• [GOAL]
Pictures excluded, return the lines below from the first through the line holding "XAxis, YAxis, Legend".

• [RECORDED INFORMATION]
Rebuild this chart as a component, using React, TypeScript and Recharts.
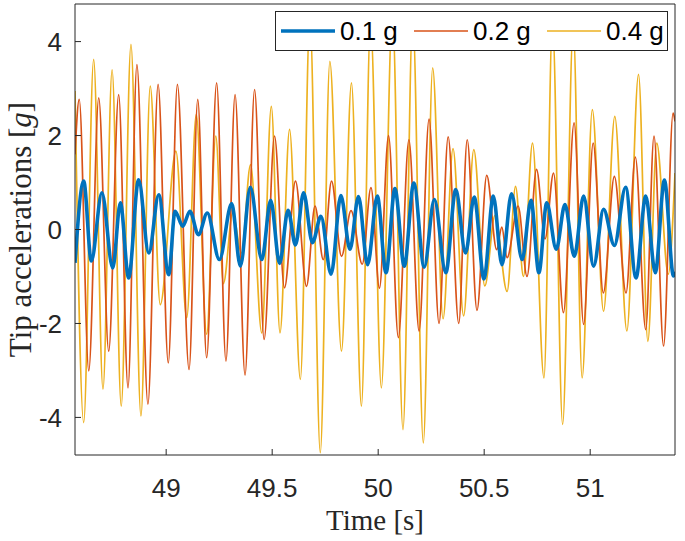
import { LineChart, Line, XAxis, YAxis, Legend } from "recharts";

// tip acceleration time histories (peaks / troughs)
const T_01 = [
  48.570, 48.611, 48.647, 48.697, 48.748, 48.784, 48.823, 48.870, 48.918, 48.965,
  49.012, 49.042, 49.078, 49.112, 49.152, 49.194, 49.251, 49.309, 49.350, 49.397,
  49.451, 49.493, 49.535, 49.575, 49.610, 49.648, 49.690, 49.730, 49.778, 49.824,
  49.867, 49.907, 49.950, 49.996, 50.037, 50.079, 50.123, 50.168, 50.217, 50.265,
  50.319, 50.366, 50.412, 50.453, 50.499, 50.543, 50.584, 50.629, 50.679, 50.721,
  50.758, 50.795, 50.840, 50.881, 50.925, 50.969, 51.016, 51.063, 51.114, 51.167,
  51.216, 51.262, 51.307, 51.350, 51.393, 51.400,
];
const G_01 = [
  -0.71, 1.03, -0.67, 0.78, -0.82, 0.57, -1.03, 1.06, -0.5, 0.74,
  -0.96, 0.39, 0.07, 0.39, -0.11, 0.35, -0.64, 0.55, -0.78, 0.9,
  -0.64, 0.62, -0.72, 0.41, -0.33, 0.78, -0.28, 0.28, -0.95, 0.72,
  -0.42, 0.7, -0.75, 0.71, -0.92, 0.87, -0.78, 0.99, -0.8, 0.64,
  -0.92, 0.85, -0.5, 0.69, -1.05, 0.71, -0.75, 0.76, -0.64, 0.62,
  -0.92, 0.57, -0.42, 0.53, -0.57, 0.71, -0.78, 0.43, -0.34, 0.9,
  -1.03, 0.71, -0.92, 1.05, -0.99, -0.9,
];

const T_02 = [
  48.570, 48.590, 48.635, 48.682, 48.729, 48.776, 48.820, 48.862, 48.914, 48.962,
  49.010, 49.053, 49.108, 49.149, 49.191, 49.238, 49.282, 49.325, 49.372, 49.417,
  49.462, 49.511, 49.558, 49.610, 49.662, 49.702, 49.741, 49.780, 49.827, 49.872,
  49.925, 49.966, 50.006, 50.049, 50.095, 50.145, 50.193, 50.240, 50.287, 50.330,
  50.380, 50.420, 50.466, 50.512, 50.559, 50.583, 50.608, 50.660, 50.702, 50.747,
  50.787, 50.827, 50.874, 50.924, 50.969, 51.014, 51.062, 51.114, 51.169, 51.213,
  51.262, 51.301, 51.346, 51.391, 51.400,
];
const G_02 = [
  1.6, 2.77, -3.01, 2.8, -2.59, 2.87, -3.37, 3.51, -3.72, 3.09,
  -2.84, 3.09, -2.98, 2.77, -2.73, 3.12, -2.8, 2.87, -3.1, 2.98,
  -2.34, 1.99, -1.24, 1.03, -1.21, 0.5, -0.64, 1.03, -0.57, 0.4,
  -0.74, 0.89, -1.25, 2.0, -2.3, 1.91, -2.16, 2.35, -2.0, 1.97,
  -2.0, 1.91, -1.72, 1.15, -0.43, 0.05, -0.6, 0.5, -1.0, 1.28,
  -0.2, 1.2, -1.77, 2.27, -2.02, 1.84, -1.35, 1.13, -1.35, 1.54,
  -2.13, 1.99, -2.48, 2.48, 2.3,
];

const T_04 = [
  48.570, 48.611, 48.658, 48.702, 48.745, 48.788, 48.834, 48.881, 48.925, 48.972,
  49.046, 49.097, 49.142, 49.191, 49.234, 49.270, 49.314, 49.355, 49.398, 49.451,
  49.496, 49.537, 49.582, 49.633, 49.678, 49.727, 49.772, 49.827, 49.874, 49.921,
  49.964, 50.015, 50.067, 50.117, 50.163, 50.213, 50.257, 50.306, 50.353, 50.403,
  50.451, 50.503, 50.551, 50.608, 50.648, 50.685, 50.728, 50.782, 50.822, 50.870,
  50.920, 50.962, 51.010, 51.063, 51.116, 51.173, 51.228, 51.272, 51.314, 51.368,
  51.400,
];
const G_04 = [
  2.95, -4.11, 3.62, -3.4, 3.4, -3.76, 3.94, -3.97, 3.05, -1.6,
  1.67, -1.88, 2.45, -2.23, 1.99, -1.15, 0.35, -0.5, 1.38, -2.2,
  2.62, -2.2, 2.13, -3.19, 4.5, -4.75, 3.58, -2.59, 3.12, -3.76,
  4.4, -3.37, 4.6, -4.26, 4.5, -4.54, 3.44, -1.9, 1.72, -1.84,
  1.7, -1.2, 0.3, -1.32, 0.92, -1.0, 1.84, -3.16, 4.4, -4.15,
  4.3, -3.16, 2.55, -1.74, 2.41, -2.16, 3.3, -2.38, 1.84, -0.95,
  1.2,
];

const X_DOMAIN = [48.57, 51.4];
const Y_DOMAIN = [-4.8, 4.8];
const X_TICKS = [49, 49.5, 50, 50.5, 51];
const Y_TICKS = [-4, -2, 0, 2, 4];

const zip = (t: number[], g: number[]) => t.map((x, i) => ({ t: x, g: g[i] }));

const SERIES = [
  { name: "0.1 g", data: zip(T_01, G_01), color: "#0072BD", width: 3.6 },
  { name: "0.2 g", data: zip(T_02, G_02), color: "#D95319", width: 1.7 },
  { name: "0.4 g", data: zip(T_04, G_04), color: "#EDB120", width: 1.7 },
];

const AXIS = "#262626";
const SANS = "'Liberation Sans', Arial, Helvetica, sans-serif";
const SERIF = "'Liberation Serif', 'Times New Roman', serif";
const tickFont = { fill: AXIS, fontSize: 26, fontFamily: SANS };

function XLabel({ viewBox }: any) {
  const { x, y, width } = viewBox;
  return (
    <text x={x + width / 2} y={y + 75} textAnchor="middle" fill={AXIS} fontSize={29} fontFamily={SERIF}>
      Time [s]
    </text>
  );
}

function YLabel({ viewBox }: any) {
  const { y, height } = viewBox;
  const cy = y + height / 2;
  return (
    <text
      x={31}
      y={cy}
      transform={`rotate(-90 31 ${cy})`}
      textAnchor="middle"
      fill={AXIS}
      fontSize={31}
      fontFamily={SERIF}
    >
      Tip accelerations [<tspan fontStyle="italic">g</tspan>]
    </text>
  );
}

function LegendBox() {
  return (
    <div
      style={{
        position: "relative",
        width: 393,
        height: 40,
        boxSizing: "border-box",
        border: `1px solid ${AXIS}`,
        background: "#fff",
        fontFamily: SANS,
        fontSize: 26,
        color: "#000",
      }}
    >
      {SERIES.map((s, i) => (
        <div
          key={s.name}
          style={{ position: "absolute", left: 5 + i * 133, top: 0, height: 38, display: "flex", alignItems: "center" }}
        >
          <svg width={54} height={10}>
            <line x1={0} y1={5} x2={54} y2={5} stroke={s.color} strokeWidth={s.width} />
          </svg>
          <span style={{ marginLeft: 5, lineHeight: "38px" }}>{s.name}</span>
        </div>
      ))}
    </div>
  );
}

export default function App() {
  return (
    <div style={{ position: "absolute", left: 0, top: 0, width: 685, height: 541, background: "#fff" }}>
      <LineChart width={685} height={541} margin={{ top: 3, right: 9, bottom: 0, left: 0 }}>
        <XAxis
          xAxisId="b"
          type="number"
          dataKey="t"
          domain={X_DOMAIN}
          ticks={X_TICKS}
          allowDataOverflow
          height={86}
          stroke={AXIS}
          tickSize={-6}
          tickMargin={30}
          tick={tickFont}
          label={<XLabel />}
        />
        {/* top / right axes only close the box and carry inward ticks */}
        <XAxis
          xAxisId="top"
          orientation="top"
          type="number"
          dataKey="t"
          domain={X_DOMAIN}
          ticks={X_TICKS}
          allowDataOverflow
          height={1}
          stroke={AXIS}
          tickSize={-6}
          tick={false}
        />
        <YAxis
          yAxisId="l"
          type="number"
          domain={Y_DOMAIN}
          ticks={Y_TICKS}
          allowDataOverflow
          width={75}
          stroke={AXIS}
          tickSize={-6}
          tickMargin={19}
          tick={tickFont}
          label={<YLabel />}
        />
        <YAxis
          yAxisId="r"
          orientation="right"
          type="number"
          domain={Y_DOMAIN}
          ticks={Y_TICKS}
          allowDataOverflow
          width={1}
          stroke={AXIS}
          tickSize={-6}
          tick={false}
        />
        <Line
          xAxisId="top"
          yAxisId="r"
          data={SERIES[0].data}
          dataKey="g"
          stroke="none"
          dot={false}
          activeDot={false}
          legendType="none"
          isAnimationActive={false}
        />
        {[...SERIES].reverse().map((s) => (
          <Line
            key={s.name}
            xAxisId="b"
            yAxisId="l"
            data={s.data}
            dataKey="g"
            name={s.name}
            type="monotone"
            stroke={s.color}
            strokeWidth={s.width}
            dot={false}
            activeDot={false}
            isAnimationActive={false}
          />
        ))}
        <Legend
          layout="horizontal"
          verticalAlign="middle"
          align="center"
          wrapperStyle={{ top: 11, left: 275, width: 393, height: 40 }}
          content={<LegendBox />}
        />
      </LineChart>
    </div>
  );
}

• [COMPLETED TASK]
Rebuild this chart as a component, using React, TypeScript and Recharts.
import { LineChart, Line, XAxis, YAxis, Legend } from "recharts";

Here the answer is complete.